◆ TASK DETAILS
Print exactly the lines that run from the line containing "Rebuild this chart" to the line containing "ax = fig.add_axes([96", both included, and nothing else; pictures stay out.
----- DATASET EXTRACT
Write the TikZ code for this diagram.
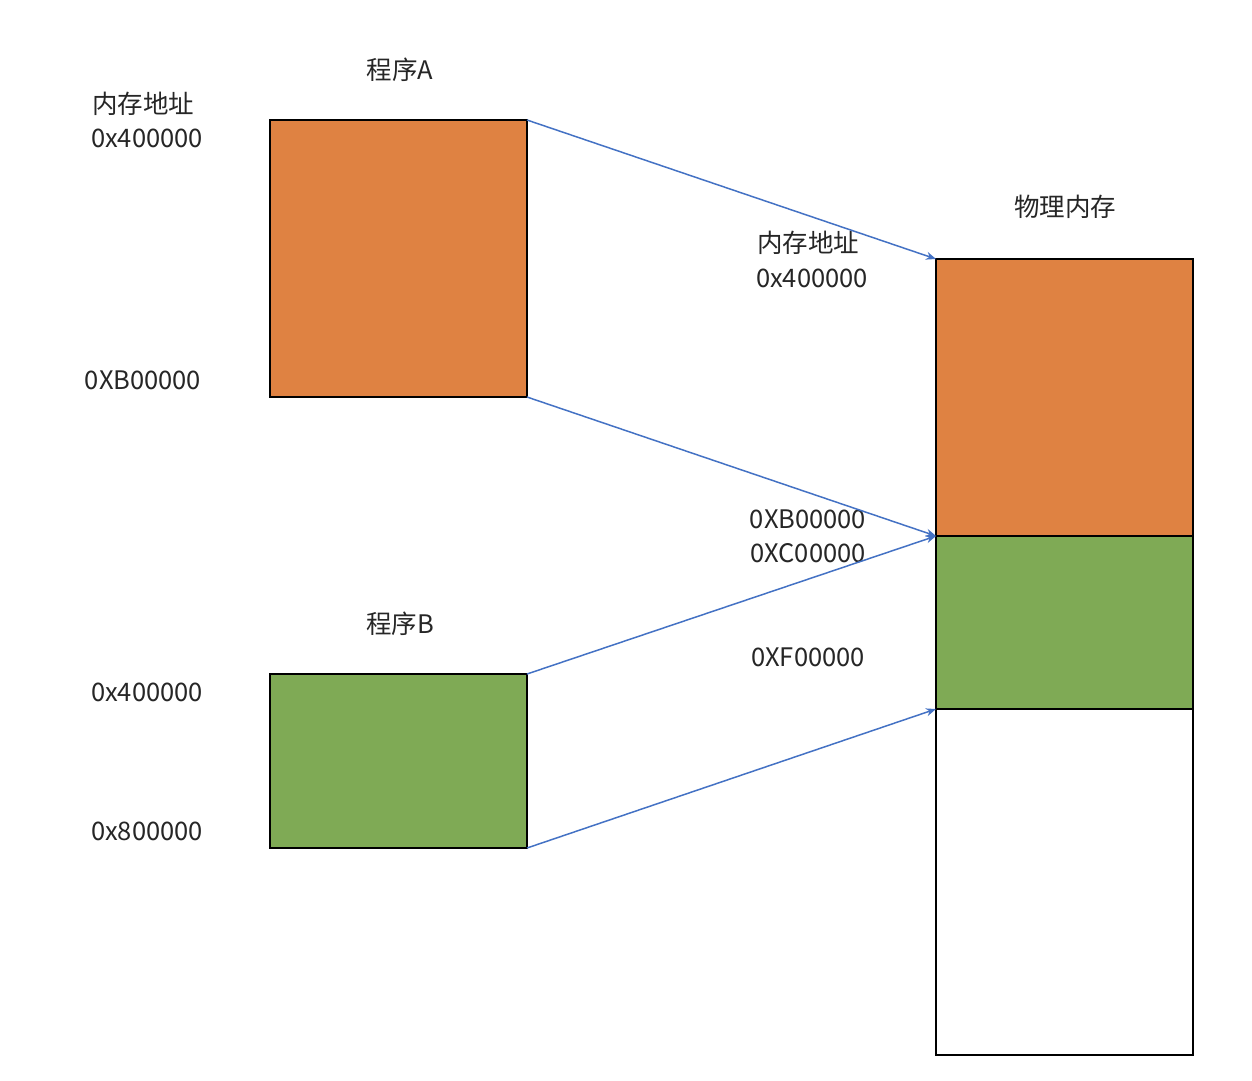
\documentclass[tikz,border=0pt]{standalone}
\usepackage{fontspec}
\setmainfont{Noto Sans CJK SC}
\usetikzlibrary{arrows.meta}
\definecolor{orA}{RGB}{223,130,66}
\definecolor{grB}{RGB}{127,170,85}
\definecolor{blu}{RGB}{68,114,196}
\begin{document}
\begin{tikzpicture}[x=1pt,y=-1pt,
  blk/.style={draw=black,line width=2pt,inner sep=0pt,outer sep=0pt,anchor=north west},
  lbl/.style={font=\fontsize{25.5}{30}\selectfont,inner sep=0pt,text=black!85},
  conn/.style={draw=blu,line width=1.5pt,-{Stealth[length=10pt,width=8pt]}}]
\useasboundingbox (0,0) rectangle (1252,1080);
\node[blk,fill=orA,minimum width=257pt,minimum height=277pt] (A) at (270,120) {};
\node[blk,fill=grB,minimum width=257pt,minimum height=174pt] (B) at (270,674) {};
\node[blk,fill=orA,minimum width=257pt,minimum height=277pt] (PA) at (936,259) {};
\node[blk,fill=grB,minimum width=257pt,minimum height=173pt] (PB) at (936,536) {};
\node[blk,fill=white,minimum width=257pt,minimum height=346pt] (PF) at (936,709) {};
\node[lbl] (tA) at (400,70) {程序A};
\node[lbl] (tB) at (400,624) {程序B};
\node[lbl] (tP) at (1065,207) {物理内存};
\node[lbl] (a1) at (143,104) {内存地址};
\node[lbl] (a2) at (147,138) {0x400000};
\node[lbl] (a3) at (143,380) {0XB00000};
\node[lbl] (b1) at (147,692) {0x400000};
\node[lbl] (b2) at (147,831) {0x800000};
\node[lbl] (p1) at (808,243) {内存地址};
\node[lbl] (p2) at (812,278) {0x400000};
\node[lbl] (p3) at (808,519) {0XB00000};
\node[lbl] (p4) at (808,553) {0XC00000};
\node[lbl] (p5) at (808,657) {0XF00000};
\draw[conn] (A.north east) -- (PA.north west);
\draw[conn] (A.south east) -- (PA.south west);
\draw[conn] (B.north east) -- (PB.north west);
\draw[conn] (B.south east) -- (PB.south west);
\end{tikzpicture}
\end{document}
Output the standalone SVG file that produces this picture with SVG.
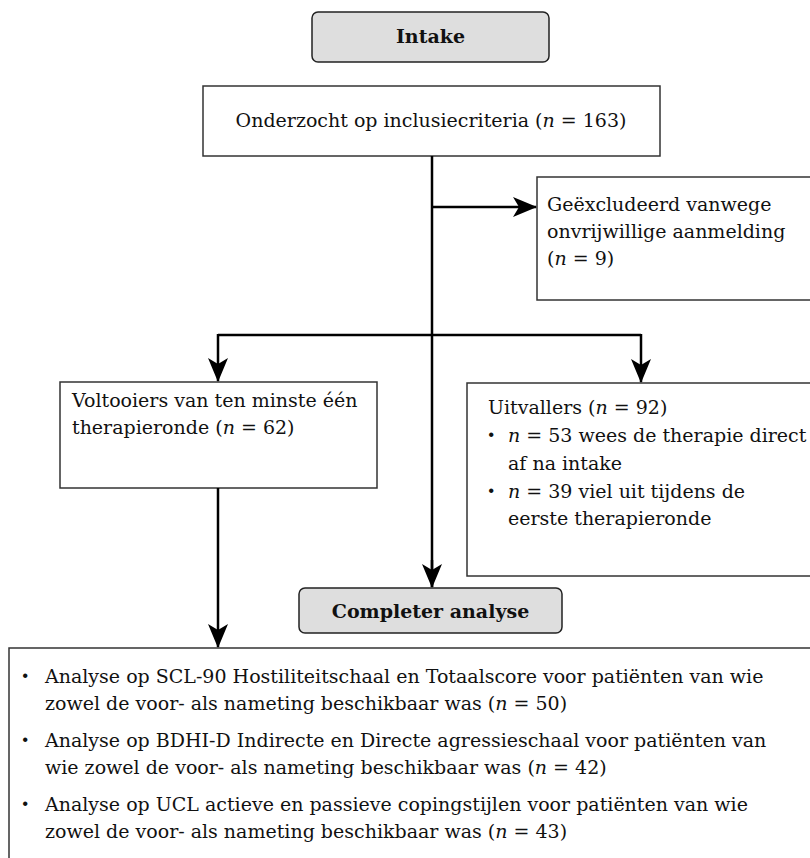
<svg xmlns="http://www.w3.org/2000/svg" width="810" height="858" viewBox="0 0 810 858">
<style>
text{font-family:"DejaVu Serif","Liberation Serif",serif;font-size:19px;fill:#111}
.b{font-weight:bold;font-size:19px}
.i{font-style:italic}
.d{font-weight:bold;font-size:24px}
.box{fill:#fff;stroke:#333;stroke-width:1.5}
.term{fill:#dedede;stroke:#222;stroke-width:1.5}
.c{fill:none;stroke:#000;stroke-width:2.5}
</style>
<defs>
<marker id="ah" markerUnits="userSpaceOnUse" markerWidth="30" markerHeight="24" viewBox="-25 -12 27 24" refX="0" refY="0" orient="auto">
<path d="M1,0 L-23,-10 L-17,0 L-23,10 Z" fill="#000"/>
</marker>
</defs>
<g id="intake">
<rect class="term" x="312" y="12" width="237" height="50" rx="6"/>
<text class="b" x="430.5" y="43" text-anchor="middle">Intake</text>
</g>
<g id="onderzocht">
<rect class="box" x="203" y="86" width="457" height="70"/>
<text x="431" y="127" text-anchor="middle">Onderzocht op inclusiecriteria (<tspan class="i">n</tspan> = 163)</text>
</g>
<g id="excluded">
<rect class="box" x="537" y="177" width="290" height="123"/>
<text x="547" y="211">Geëxcludeerd vanwege</text>
<text x="547" y="238">onvrijwillige aanmelding</text>
<text x="547" y="265">(<tspan class="i">n</tspan> = 9)</text>
</g>
<g id="voltooiers">
<rect class="box" x="60" y="382" width="317" height="106"/>
<text x="72" y="407">Voltooiers van ten minste één</text>
<text x="72" y="434">therapieronde (<tspan class="i">n</tspan> = 62)</text>
</g>
<g id="uitvallers">
<rect class="box" x="467" y="383" width="360" height="193"/>
<text x="488" y="414">Uitvallers (<tspan class="i">n</tspan> = 92)</text>
<text class="d" x="487" y="443">·</text>
<text x="508" y="442"><tspan class="i">n</tspan> = 53 wees de therapie direct</text>
<text x="508" y="470">af na intake</text>
<text class="d" x="487" y="499">·</text>
<text x="508" y="498"><tspan class="i">n</tspan> = 39 viel uit tijdens de</text>
<text x="508" y="525">eerste therapieronde</text>
</g>
<g id="completer">
<rect class="term" x="299" y="588" width="263" height="45" rx="6"/>
<text class="b" x="430.5" y="618" text-anchor="middle">Completer analyse</text>
</g>
<g id="analyse">
<rect class="box" x="9" y="648" width="820" height="230"/>
<text class="d" x="21" y="684">·</text>
<text x="45" y="683">Analyse op SCL-90 Hostiliteitschaal en Totaalscore voor patiënten van wie</text>
<text x="45" y="710">zowel de voor- als nameting beschikbaar was (<tspan class="i">n</tspan> = 50)</text>
<text class="d" x="21" y="748">·</text>
<text x="45" y="747">Analyse op BDHI-D Indirecte en Directe agressieschaal voor patiënten van</text>
<text x="45" y="774">wie zowel de voor- als nameting beschikbaar was (<tspan class="i">n</tspan> = 42)</text>
<text class="d" x="21" y="812">·</text>
<text x="45" y="811">Analyse op UCL actieve en passieve copingstijlen voor patiënten van wie</text>
<text x="45" y="838">zowel de voor- als nameting beschikbaar was (<tspan class="i">n</tspan> = 43)</text>
</g>
<g id="connectors">
<path class="c" d="M432,156 V587"/>
<path class="c" d="M432,560 V587" marker-end="url(#ah)"/>
<path class="c" d="M432,207 H536" marker-end="url(#ah)"/>
<path class="c" d="M218,335 H641"/>
<path class="c" d="M218,334 V381" marker-end="url(#ah)"/>
<path class="c" d="M641,334 V382" marker-end="url(#ah)"/>
<path class="c" d="M218,488 V647" marker-end="url(#ah)"/>
</g>
</svg>
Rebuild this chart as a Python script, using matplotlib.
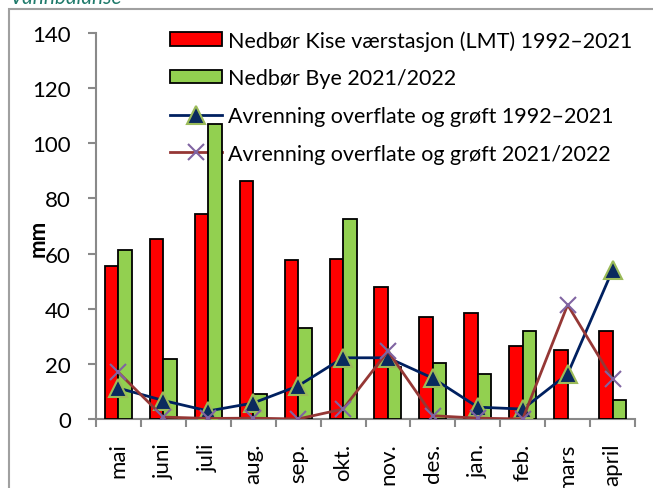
import numpy as np
import matplotlib
matplotlib.use('Agg')
import matplotlib.pyplot as plt
from matplotlib.patches import Rectangle

plt.rcParams['font.family'] = ['Lato', 'DejaVu Sans']

# data
months = ['mai', 'juni', 'juli', 'aug.', 'sep.', 'okt.', 'nov.', 'des.', 'jan.', 'feb.', 'mars', 'april']
kise = [55.4, 65.2, 74.4, 86.5, 57.7, 58.0, 47.8, 37.1, 38.4, 26.6, 25.1, 32.0]
bye = [61.3, 21.8, 107.0, 9.0, 32.9, 72.5, 19.0, 20.3, 16.3, 31.8, 0.0, 6.8]
avr_norm = [11.2, 6.7, 2.9, 5.8, 12.0, 22.2, 22.2, 14.8, 4.3, 3.6, 16.3, 54.0]
avr_2122 = [16.9, 0.7, 0.2, 0.3, 0.0, 3.6, 24.6, 1.2, 0.3, 0.0, 41.4, 14.5]

labels = ['Nedbør Kise værstasjon (LMT) 1992–2021', 'Nedbør Bye 2021/2022',
          'Avrenning overflate og grøft 1992–2021', 'Avrenning overflate og grøft 2021/2022']

W, H = 653, 489
fig = plt.figure(figsize=(W / 100, H / 100), dpi=100)
ax = fig.add_axes([96 / W, 1 - 420 / H, (635 - 96) / W, 386 / H])

x = np.arange(len(months))
bw = 0.3
b1 = ax.bar(x - bw / 2, kise, bw, color='#FF0000', edgecolor='black', linewidth=1.3, zorder=3)
b2 = ax.bar(x + bw / 2, bye, bw, color='#92D050', edgecolor='black', linewidth=1.3, zorder=3)
for p in list(b1) + list(b2):
    if p.get_height() == 0:
        p.set_visible(False)  # no flat outline for empty months
l1, = ax.plot(x, avr_norm, color='#002060', lw=2, marker='^', markersize=13, markerfacecolor='#0B2A5E',
              markeredgecolor='#9BBB59', markeredgewidth=1.5, zorder=4)
l2, = ax.plot(x, avr_2122, color='#953735', lw=2, marker='x', markersize=11, markeredgecolor='#8064A2',
              markeredgewidth=1.5, zorder=5)

ax.set_xlim(-0.5, len(months) - 0.5)
ax.set_ylim(0, 140)
ax.set_yticks(np.arange(0, 141, 20))
ax.set_xticks(x)
ax.set_xticklabels(months, rotation=90)
ax.set_xticks(np.arange(-0.5, len(months), 1), minor=True)

grey = '#898989'
for s in ['top', 'right']:
    ax.spines[s].set_visible(False)
for s in ['left', 'bottom']:
    ax.spines[s].set_color(grey)
    ax.spines[s].set_linewidth(1.5)
ax.tick_params(axis='y', length=6, width=1.5, color=grey, pad=12, labelsize=16)
ax.tick_params(axis='x', which='major', length=0, pad=17, labelsize=16)
ax.tick_params(axis='x', which='minor', length=6, width=1.5, color=grey)

leg = ax.legend([b1, b2, l1, l2], labels, loc='upper left', bbox_to_anchor=(170 / W, 1 - 31 / H),
                bbox_transform=fig.transFigure, frameon=False, fontsize=15.5, handlelength=2.4,
                handleheight=0.6, handletextpad=0.3, labelspacing=0.82, borderpad=0, borderaxespad=0)
leg.set_zorder(1)

fig.text(38 / W, 1 - 238 / H, 'mm', rotation=90, fontweight='bold', fontsize=16, ha='center', va='center')
fig.text(10 / W, 1 - 4 / H, 'Vannbalanse', fontstyle='italic', color='#1F7A6B', fontsize=15, ha='left', va='baseline')
fig.patches.append(Rectangle((9 / W, -0.1), 1.0, 1 - 10 / H + 0.1, transform=fig.transFigure,
                             fill=False, edgecolor='#A0A0A0', linewidth=1.5))

fig.savefig('out.png', dpi=100)
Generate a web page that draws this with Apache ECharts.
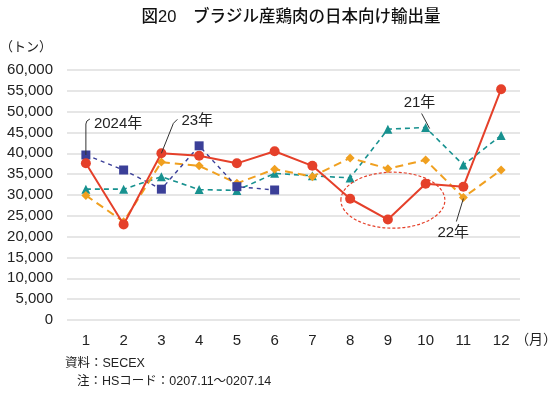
<!DOCTYPE html>
<html><head><meta charset="utf-8">
<script src="https://cdn.jsdelivr.net/npm/echarts@6/dist/echarts.min.js"></script>
<style>html,body{margin:0;padding:0;background:#fff}#c{width:550px;height:395px}</style>
</head><body><div id="c"></div>
<script>
const months = ['1','2','3','4','5','6','7','8','9','10','11','12'];
const yTicks = [0,5000,10000,15000,20000,25000,30000,35000,40000,45000,50000,55000,60000];
const s2024 = [39600,36000,31400,41800,32000,31200];
const s23 = [37600,22900,40000,39400,37600,40500,37000,29100,24100,32700,32000,55400];
const s22 = [29900,23600,37900,37000,32800,36200,34400,38900,36300,38400,29400,36000];
const s21 = [31400,31400,34400,31300,31100,35200,34600,34100,45800,46200,37200,44300];
const seriesNames = ['2024年','23年','22年','21年'];
const title = '図20　ブラジル産鶏肉の日本向け輸出量';
const unitY = '（トン）';
const unitX = '（月）';
const notes = ['資料：SECEX','注：HSコード：0207.11～0207.14'];

const FF = '"Liberation Sans", Arial, "Noto Sans CJK JP", sans-serif';
const chart = echarts.init(document.getElementById('c'), null, {renderer:'canvas'});
const C = {red:'#e5402a', orange:'#f0a020', teal:'#17918f', navy:'#3b3f98'};

chart.setOption({
  animation:false,
  backgroundColor:'#fff',
  grid:{left:67,right:30,top:70,bottom:75},
  xAxis:{type:'category',data:months,boundaryGap:true,
    axisLine:{show:false},axisTick:{show:false},
    axisLabel:{color:'#222',fontSize:15,fontFamily:FF,margin:13}},
  yAxis:{type:'value',min:0,max:60000,interval:5000,
    axisLine:{show:false},axisTick:{show:false},
    splitLine:{lineStyle:{color:'#e6e6e6',width:2}},
    axisLabel:{color:'#222',fontSize:15,fontFamily:FF,margin:14,
      formatter:v=>v.toLocaleString('en-US')}},
  series:[
    {name:seriesNames[3],type:'line',data:s21,symbol:'triangle',symbolSize:9,
     lineStyle:{color:C.teal,width:1.6,type:[5,4]},itemStyle:{color:C.teal},z:2},
    {name:seriesNames[2],type:'line',data:s22,symbol:'diamond',symbolSize:9,
     lineStyle:{color:C.orange,width:2,type:[8,5]},itemStyle:{color:C.orange},z:3},
    {name:seriesNames[0],type:'line',data:s2024,symbol:'rect',symbolSize:9,
     lineStyle:{color:C.navy,width:1.4,type:[4,4]},itemStyle:{color:C.navy},z:4},
    {name:seriesNames[1],type:'line',data:s23,symbol:'circle',symbolSize:10,
     lineStyle:{color:C.red,width:2},itemStyle:{color:C.red},z:5}
  ]
});

function px(i,v){return chart.convertToPixel({gridIndex:0},[i,v]);}
const txt = (x,y,t,opt)=>Object.assign({type:'text',x:x,y:y,style:Object.assign({text:t,fill:'#222',font:'15px '+FF,textAlign:'left',textVerticalAlign:'middle'},opt||{}),z:10});
const line = (pts)=>({type:'polyline',shape:{points:pts},style:{stroke:'#333',lineWidth:1,fill:null},z:10});

const g = [];
g.push(txt(291,17,title,{font:'500 16.5px '+FF,textAlign:'center',fill:'#111'}));
g.push(txt(26,47,unitY,{font:'13px '+FF,textAlign:'center'}));
const p12 = px(11,0);
g.push(txt(p12[0]+14,340,unitX,{font:'14px '+FF}));
g.push(txt(65,364,notes[0],{font:'12.5px '+FF}));
g.push(txt(77,382,notes[1],{font:'12.5px '+FF}));

// 2024年
let a = px(0,s2024[0]);
g.push(line([[a[0],a[1]],[a[0],a[1]-31],[a[0]+1,a[1]-34],[a[0]+4,a[1]-36]]));
g.push(txt(a[0]+8,a[1]-31,seriesNames[0]));
// 23年
a = px(2,s23[2]);
g.push(line([[a[0],a[1]],[a[0]+12,a[1]-30],[a[0]+16,a[1]-34]]));
g.push(txt(a[0]+20,a[1]-32,seriesNames[1]));
// 21年
a = px(9,s21[9]);
g.push(line([[a[0]+4,a[1]+1],[a[0]-4,a[1]-14]]));
g.push(txt(a[0]-22,a[1]-25,seriesNames[3]));
// 22年
a = px(10,s22[10]);
g.push(line([[a[0],a[1]+1],[a[0]-7,a[1]+24]]));
g.push(txt(a[0]-26,a[1]+35,seriesNames[2]));
// ellipse around months 8-10 of 23年
const e1 = px(7,s23[7]), e2 = px(9,s23[9]), e3 = px(8,s23[8]);
const cx = (e1[0]+e2[0])/2+5, cy = (e1[1]+e3[1])/2-9;
g.push({type:'ellipse',shape:{cx:cx,cy:cy,rx:52,ry:28},style:{stroke:C.red,lineWidth:1.2,lineDash:[3,2],fill:null},z:9});
chart.setOption({graphic:g});
</script></body></html>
----------
◆ FINISHED EXERCISE
Rebuild this chart as a Python script, using matplotlib.
import numpy as np
import matplotlib
matplotlib.use('Agg')
import matplotlib.pyplot as plt
from matplotlib.patches import Rectangle

plt.rcParams['font.family'] = ['Lato', 'DejaVu Sans']

# data
months = ['mai', 'juni', 'juli', 'aug.', 'sep.', 'okt.', 'nov.', 'des.', 'jan.', 'feb.', 'mars', 'april']
kise = [55.4, 65.2, 74.4, 86.5, 57.7, 58.0, 47.8, 37.1, 38.4, 26.6, 25.1, 32.0]
bye = [61.3, 21.8, 107.0, 9.0, 32.9, 72.5, 19.0, 20.3, 16.3, 31.8, 0.0, 6.8]
avr_norm = [11.2, 6.7, 2.9, 5.8, 12.0, 22.2, 22.2, 14.8, 4.3, 3.6, 16.3, 54.0]
avr_2122 = [16.9, 0.7, 0.2, 0.3, 0.0, 3.6, 24.6, 1.2, 0.3, 0.0, 41.4, 14.5]

labels = ['Nedbør Kise værstasjon (LMT) 1992–2021', 'Nedbør Bye 2021/2022',
          'Avrenning overflate og grøft 1992–2021', 'Avrenning overflate og grøft 2021/2022']

W, H = 653, 489
fig = plt.figure(figsize=(W / 100, H / 100), dpi=100)
ax = fig.add_axes([96 / W, 1 - 420 / H, (635 - 96) / W, 386 / H])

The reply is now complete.